After refueling I headed north again where the road branched off north to Colorado SR-141, and was easily the best road of the day, certainly ranking amongst the best of the trip. The road leads you from slow rolling forests, right along a river, right into another massive canyon, where the river widens, and the road flows right alongside it. You soon find yourself surrounded by 100 foot vertical cliffs, riding amongst giant stone monoliths, ancient and silent. I truly felt humbled by the scale and beauty of the surroundings. It’s hard to show in pictures, but there were about 30 miles of riding alongside the river that had carved out these canyon walls. I’d go back and ride it again in a heartbeat.

SR-141 eventually wound down, as it neared Grand Junction, Colorado, where everybody drives 40mph, despite the posted limit is 50, and the cop that was taking a nap 5 seconds ago won’t hesitate to pull into the street and follow that “rice rocket” with the bags on it that just rolled by him (still below the speed limit)

After stopping at a motel in a quiet suburb of Grand Junction and asking Agnes (she was old and crabby, I assumed she had a name like that) how much the single was (85+ tax, and they’re ALL smoking rooms) I decided to head back west on I-70 towards the airport at Grand Junction where I knew there were motels and stuff available.

Settled on the Motel 6, which sported a cool 44.95 price on the sign, got checked in, somehow got bumped up to 50-something with bullshít fees, AND had to pay $3 for 24 hours of internet.Awesome. One star fleabags offer free internet and the cocks at Motel 6 still charge you for internet like it’s 2002 and wireless is something new and cutting edge? See if I ever stay at your crap locations again. In fact, I urge everyone to avoid staying there if at all possible.

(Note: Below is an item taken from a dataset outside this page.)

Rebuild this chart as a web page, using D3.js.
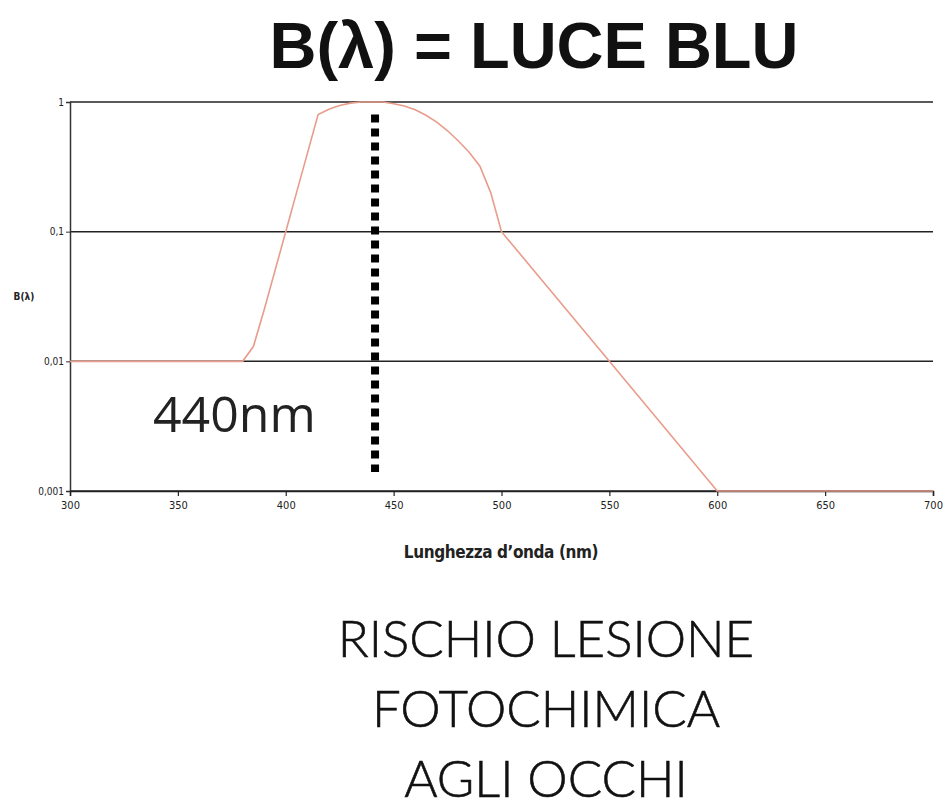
<!DOCTYPE html>
<html>
<head>
<meta charset="utf-8">
<script src="https://cdn.jsdelivr.net/npm/d3@7"></script>
<style>
  body { margin: 0; background: #fff; }
  svg { display: block; }
</style>
</head>
<body>
<svg width="946" height="807"></svg>
<script>
// B(lambda) blue light hazard curve
const wavelengths = [300, 380, 385, 390, 395, 400, 405, 410, 415, 420, 425, 430, 435, 440, 445,
                     450, 455, 460, 465, 470, 475, 480, 485, 490, 495, 500, 550, 600, 700];
const bValues = [0.01, 0.01, 0.013, 0.025, 0.05, 0.1, 0.2, 0.4, 0.8, 0.88, 0.94, 0.98, 1, 1, 1,
                 0.97, 0.93, 0.87, 0.79, 0.7, 0.6, 0.5, 0.41, 0.32, 0.2, 0.1, 0.01, 0.001, 0.001];
const xTicks = [300, 350, 400, 450, 500, 550, 600, 650, 700];
const yTicks = [1, 0.1, 0.01, 0.001];
const yTickLabels = ['1', '0,1', '0,01', '0,001'];
const markerWave = 440;
const footerLines = ['RISCHIO LESIONE', 'FOTOCHIMICA', 'AGLI OCCHI'];

const svg = d3.select('svg');
const margin = { left: 70, right: 13, top: 102, bottom: 316 };
const width = +svg.attr('width');
const height = +svg.attr('height');

const x = d3.scaleLinear().domain([300, 700]).range([margin.left, width - margin.right]);
const y = d3.scaleLog().domain([0.001, 1]).range([height - margin.bottom, margin.top]);

const narrow = '"DejaVu Sans Condensed", "Liberation Sans Narrow", sans-serif';

// title
svg.append('text')
   .attr('x', 534).attr('y', 68)
   .attr('text-anchor', 'middle')
   .attr('font-family', '"Liberation Sans", Arial, sans-serif')
   .attr('font-weight', 'bold')
   .attr('font-size', 65)
   .attr('fill', '#111')
   .text('B(λ) = LUCE BLU');

// horizontal grid lines
svg.append('g')
   .selectAll('line')
   .data(yTicks)
   .join('line')
   .attr('x1', x(300)).attr('x2', x(700))
   .attr('y1', d => y(d)).attr('y2', d => y(d))
   .attr('stroke', '#222')
   .attr('stroke-width', 1.5);

// y axis
const yAxis = d3.axisLeft(y).tickValues(yTicks)
               .tickFormat((d, i) => yTickLabels[i]).tickSize(4).tickPadding(2);
const gy = svg.append('g').attr('transform', `translate(${margin.left},0)`).call(yAxis);
gy.select('.domain').attr('stroke', '#333').attr('stroke-width', 1.5);
gy.selectAll('.tick line').attr('stroke', '#333');
gy.selectAll('.tick text').attr('font-family', narrow).attr('font-size', 10).attr('fill', '#222');

// x axis
const xAxis = d3.axisBottom(x).tickValues(xTicks).tickSize(5).tickPadding(5).tickFormat(d3.format('d'));
const gx = svg.append('g').attr('transform', `translate(0,${y(0.001)})`).call(xAxis);
gx.select('.domain').attr('stroke', '#222').attr('stroke-width', 1.5);
gx.selectAll('.tick line').attr('stroke', '#222').attr('stroke-width', 1.2);
gx.selectAll('.tick text').attr('font-family', narrow).attr('font-size', 11).attr('fill', '#222');

// axis titles
svg.append('text')
   .attr('x', 24).attr('y', 300)
   .attr('text-anchor', 'middle')
   .attr('font-family', narrow).attr('font-weight', 'bold').attr('font-size', 10)
   .attr('fill', '#222')
   .text('B(λ)');

svg.append('text')
   .attr('x', 501).attr('y', 558)
   .attr('text-anchor', 'middle')
   .attr('font-family', narrow).attr('font-weight', 'bold').attr('font-size', 17)
   .attr('letter-spacing', -0.4)
   .attr('fill', '#222')
   .text('Lunghezza d’onda (nm)');

// curve
const line = d3.line()
  .x((d, i) => x(wavelengths[i]))
  .y(d => y(d));

svg.append('path')
   .datum(bValues)
   .attr('fill', 'none')
   .attr('stroke', '#e89c8c')
   .attr('stroke-width', 1.6)
   .attr('d', line);

// 440 nm marker
svg.append('line')
   .attr('x1', x(markerWave) + 3).attr('x2', x(markerWave) + 3)
   .attr('y1', y(0.8)).attr('y2', y(0.0014))
   .attr('stroke', '#000')
   .attr('stroke-width', 8)
   .attr('stroke-dasharray', '8,6');

svg.append('text')
   .attr('x', 153).attr('y', 432)
   .attr('font-family', '"Open Sans", sans-serif')
   .attr('font-size', 50)
   .attr('fill', '#222')
   .text('440nm');

// footer
svg.append('g')
   .selectAll('text')
   .data(footerLines)
   .join('text')
   .attr('x', 546)
   .attr('y', (d, i) => 657 + i * 70)
   .attr('text-anchor', 'middle')
   .attr('font-family', 'Lato, sans-serif')
   .attr('font-weight', 300)
   .attr('font-size', 51)
   .attr('fill', '#111')
   .attr('stroke', '#111')
   .attr('stroke-width', 0.6)
   .text(d => d);
</script>
</body>
</html>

I unpacked my stuff, checked the odometer and somehow ended up with 631 miles in 11 hours. The Four Corners had been more or less a needless detour that resulted in nothing more than the amusement of tagging the New Mexico welcome sign.
Had dinner at Cocos (finest quality meal I’d had thus far) went to Home Depot to get some WD-40 to lube my chain, and went to bed. Decided to ruin a towel from the motel cleaning my chain for charging me for wifi. Bastards.